- Born: January 1, 1960 (age 66) Baden-Baden, Germany
- Education: Arizona State University, California College of the Arts
- Known for: Painter
- Website: sonoosato.com

= Sono Osato (artist) =

American artist (born 1960)

Sono Osato (born January 1, 1960) is an American artist born in Baden Baden, Germany. She attended Arizona State University and California College of the Arts. Osato's work includes sculptures and paintings. Both often include found objects, such as machine parts and animal bones. Her work attempts to blend the boundaries between artistic disciplines. Her works, the Silent Language and Buried Language series, deal primarily with the intersection of language and topography.

== Education ==
Osato attended the Bemis Art School in Colorado Springs, Colorado from age five to 18, where she determined art was her calling.
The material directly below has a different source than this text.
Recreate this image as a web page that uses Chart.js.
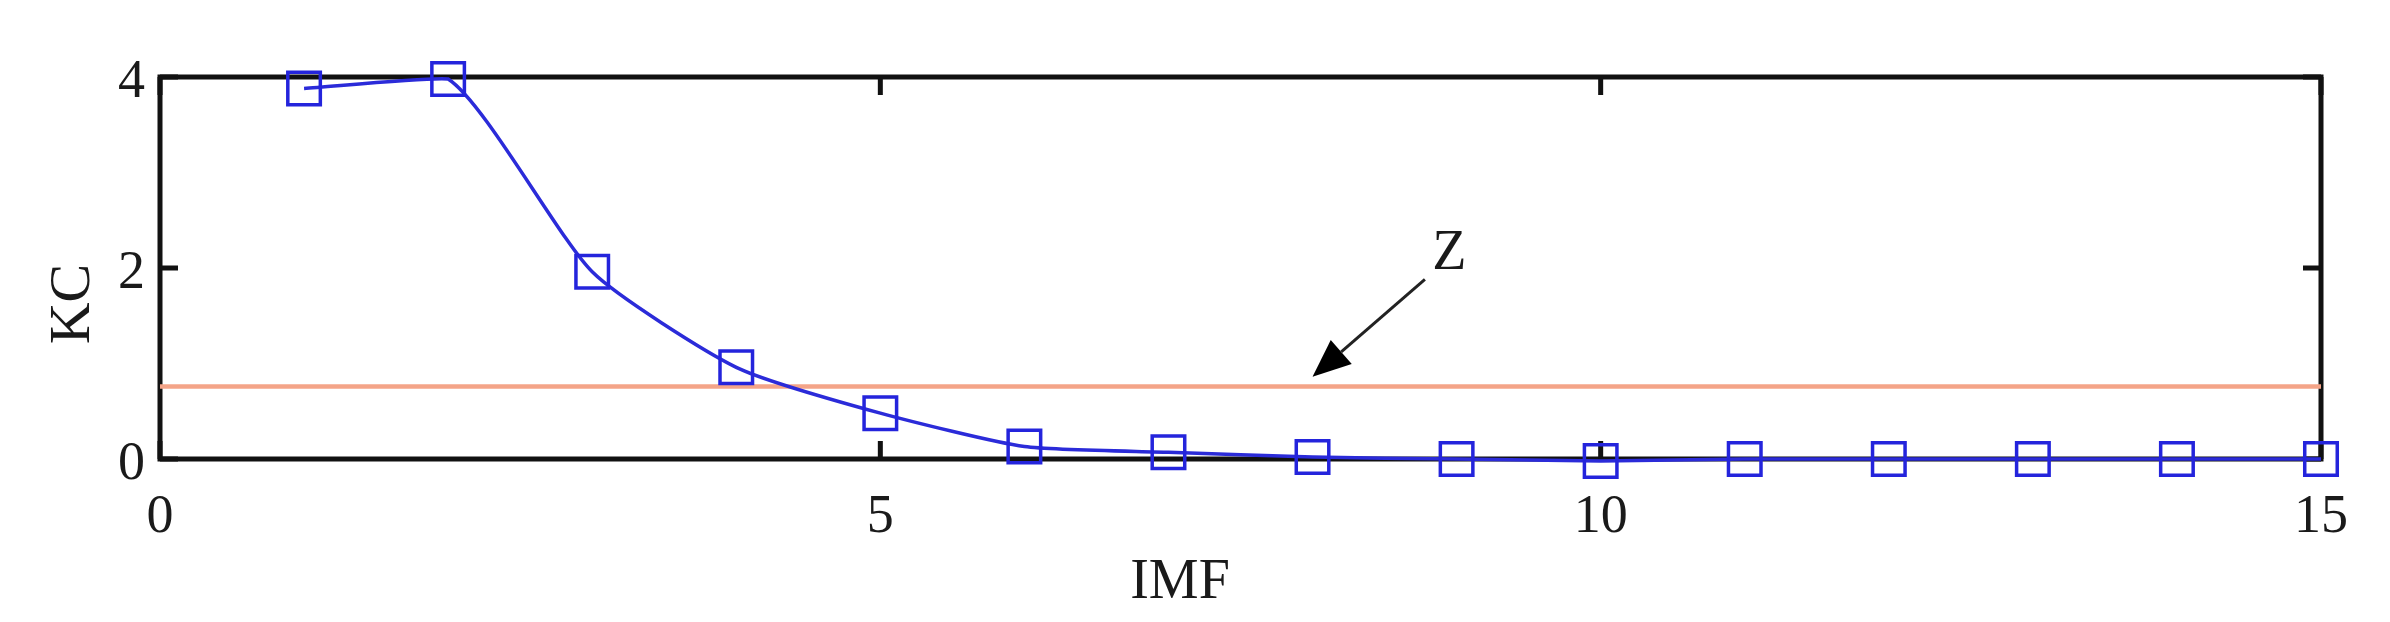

She received a Bachelor of Fine Arts degree from Arizona State University in 1983 and a Master of Fine Arts degree from the California College of Art in 1986.

==Collections==
Osato's painting Meena is part of the permanent collection at the de Young Museum in San Francisco.

== Personal life ==
Osato remained in San Francisco creating and teaching art before moving to New York City in 2001. A month-long visit to Austin, Texas in 2016 eventually turned into a permanent relocation. She said the city has provided her "a gentler pace of everyday life so that I can focus on my work with determined concentration."